Moreover, crude oil prices, which hit a 14-year high recently, also came down sharply — from $130 a barrel ten days ago to $100 now. Over the last few trading sessions, the markets have also been drawing comfort from the progress of talks between Russia and Ukraine.
An interest rate hike in the US results in outflow of funds from emerging markets and into US treasury bonds. The outflow weakens the equity markets and leads to a correction. As this Fed move was anticipated, FPIs had been liquidating their holdings from Indian equities in the last three or four months, leading to weakness and correction in Indian benchmark indices. Experts feel that the FPIs, having already pulled out funds in anticipation of rate hike, are unlikely to go for a knee-jerk reaction now. On Thursday, FPIs made a net investment Rs 2,800 crore, indicating that their selling has abated for the time being.
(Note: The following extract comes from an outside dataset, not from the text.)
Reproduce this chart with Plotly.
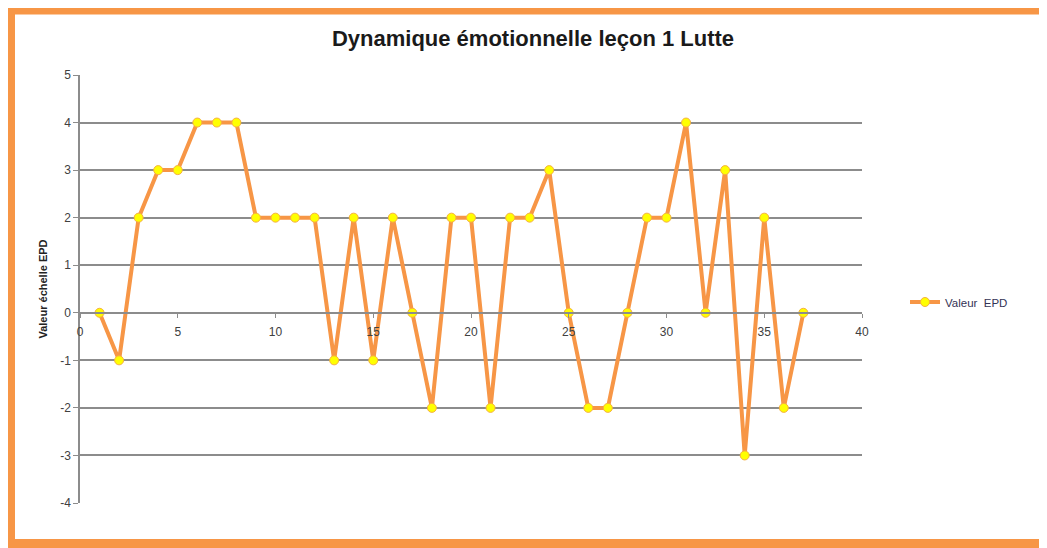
import plotly.graph_objects as go

lecons = list(range(1, 38))
valeurs = [0, -1, 2, 3, 3, 4, 4, 4, 2, 2, 2, 2, -1, 2, -1, 2, 0, -2, 2, 2, -2,
           2, 2, 3, 0, -2, -2, 0, 2, 2, 4, 0, 3, -3, 2, -2, 0]
serie_nom = "Valeur  EPD"
titre = "Dynamique émotionnelle leçon 1 Lutte"
titre_y = "Valeur échelle EPD"
y_ticks = [-4, -3, -2, -1, 0, 1, 2, 3, 4, 5]
y_tick_labels = ["-4", "-3", "-2", "-1", "0", "1", "2", "3", "4", "5"]

# page body has an 8px margin: work in screenshot coordinates minus 8
OFF = 8
W, H = 1047 - OFF, 548 - OFF
L, T = 80 - OFF, 75 - OFF
R = W - (862 - OFF)
B = H - (503 - OFF)
pw, ph = W - L - R, H - T - B

def px(x):
    return (x - OFF - L) / pw

def py(y):
    return (H - B - (y - OFF)) / ph

ORANGE = "#F79646"
GRID = "#8C8C8C"
FONT = "Liberation Sans Narrow, Arial Narrow, Liberation Sans, sans-serif"

fig = go.Figure()
fig.add_trace(go.Scatter(
    x=lecons, y=valeurs, mode="lines+markers", name=serie_nom,
    line=dict(color=ORANGE, width=4),
    marker=dict(color="#FFFF00", size=9, line=dict(color="#F5B041", width=1)),
))

border = dict(color=ORANGE, width=9)
x_left, x_right = px(10.5), px(1046)
y_top, y_bot = py(10), py(543.5)

fig.update_layout(
    width=W, height=H,
    margin=dict(l=L, r=R, t=T, b=B, autoexpand=False),
    paper_bgcolor="white", plot_bgcolor="white",
    title=dict(text="<b>" + titre + "</b>", x=(533 - OFF) / W, xref="container",
               xanchor="center", y=1 - (38 - OFF) / H, yref="container", yanchor="middle",
               font=dict(family=FONT, size=22, color="#1a1a1a")),
    showlegend=True,
    legend=dict(x=px(905), y=py(302), xanchor="left", yanchor="middle",
                font=dict(family=FONT, size=11.5, color="#333355"),
                bgcolor="rgba(0,0,0,0)", itemwidth=30),
    xaxis=dict(range=[0, 40], dtick=5, tick0=0, anchor="free", position=4 / 9,
               showline=True, linecolor=GRID, linewidth=1.5, showgrid=False,
               zeroline=False, ticks="outside", ticklen=4, tickcolor=GRID,
               tickfont=dict(family=FONT, size=12, color="#404040"),
               ticklabelstandoff=4, automargin=False),
    yaxis=dict(range=[-4, 5], tickvals=y_ticks, ticktext=y_tick_labels, domain=[0, 1],
               showline=True, linecolor=GRID, linewidth=1.5,
               showgrid=True, gridcolor=GRID, gridwidth=1.5, zeroline=False,
               ticks="outside", ticklen=5, tickcolor=GRID, automargin=False,
               tickfont=dict(family=FONT, size=12, color="#404040"),
               title=dict(text="<b>" + titre_y + "</b>", standoff=10,
                          font=dict(family=FONT, size=11, color="#222222"))),
    shapes=[
        dict(type="line", xref="paper", yref="paper", x0=x_left, x1=x_left,
             y0=y_bot - 0.01, y1=y_top + 0.01, line=border, layer="above"),
        dict(type="line", xref="paper", yref="paper", x0=x_left - 0.006, x1=x_right,
             y0=y_top, y1=y_top, line=border, layer="above"),
        dict(type="line", xref="paper", yref="paper", x0=x_left - 0.006, x1=x_right,
             y0=y_bot, y1=y_bot, line=border, layer="above"),
    ],
)

fig.write_html("out.html")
On the other hand, the possibility of a truce between Russia and Ukraine, decline in unemployment rates in the US and better growth expectations could be beneficial for equity markets in the medium term and FPIs may start coming back in a few months.
While the markets have witnessed a smart recovery over the last one week and have risen 9.5 % since they closed at 52,842 on March 7, investors should not throw caution to the wind. The war continues, and so does the threat for markets. Investors need to remain wary of the volatility in the market and avoid aggressive lumpsum investments. It is better to go through a systematic investment plan (SIP), and into well-established blue-chip companies and large-cap funds. Global markets, including India, have been very volatile in 2022 so far. Experts say that while investors should not expect returns of the kind seen in the second half of 2020 and through 2021, they should enter the markets with at least a three-year horizon.